Although the myth of “progress” is an invention of the late 17th century, the 19th century saw a progression, especially in industry and commerce, unparalleled in all of history. Thus, given the miserable conditions of the working class, a great number of contemporary utopias were born – some “industrial”, others “anti-industrial”, of the Heidi type – in which philosophers and sociologists imagined communities of well-to-do people, properly anarchist, in which work, the arts and the governance of public affairs were to acquire a profile that openly implied the first serious critique of parliamentary democracies. Charles Fourier (1772-1837), Henri de Saint-Simon (1760-1825) and Robert Owen (1771-1858) imagined, and in some cases actually created, phalansteries and geographically localised communities, in which people lived in accordance with industrial progress, or against it, but without the alienating constraints of work, and with a very delicate care for education and the promotion of the arts.

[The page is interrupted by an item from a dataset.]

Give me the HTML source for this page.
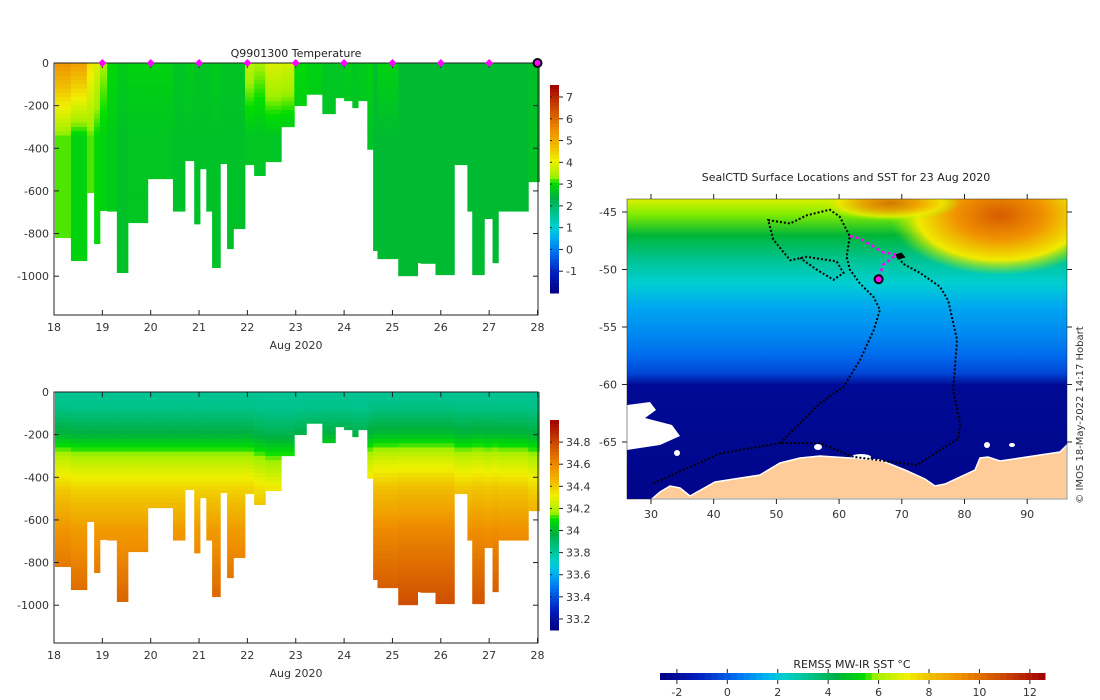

None of these utopias prospered; but Karl Marx’s messianic proposal did, which was historically realised in more than one country in the world for several decades, only to end up as a failed good idea.

Returning home, it is surprising that the Catalan utopia has not taken root in the critique of the real living conditions of the population and is, therefore, a utopia entirely surrendered to the social and economic determinations of capitalism: no advocate of the process has been seen who has clarified how it would be lived, what kind of government, education, or health care there would be in this imagined republic. This links the Catalan utopia to the millenarianisms and messianisms of the Middle Ages – it is a very archaic utopia, shall we say, and very theological, at least metaphysical. Following the division into three great historical epochs presented by Joaquín de Fiore (13th century), those of the Father, the Son, and the Holy Spirit, Pujol was the Father, Mas was the Son-Messiah (remember the electoral propaganda of 2012), and Puigdemont is the Holy Spirit, the most volatile, abstract, and incorporeal person of the Trinity.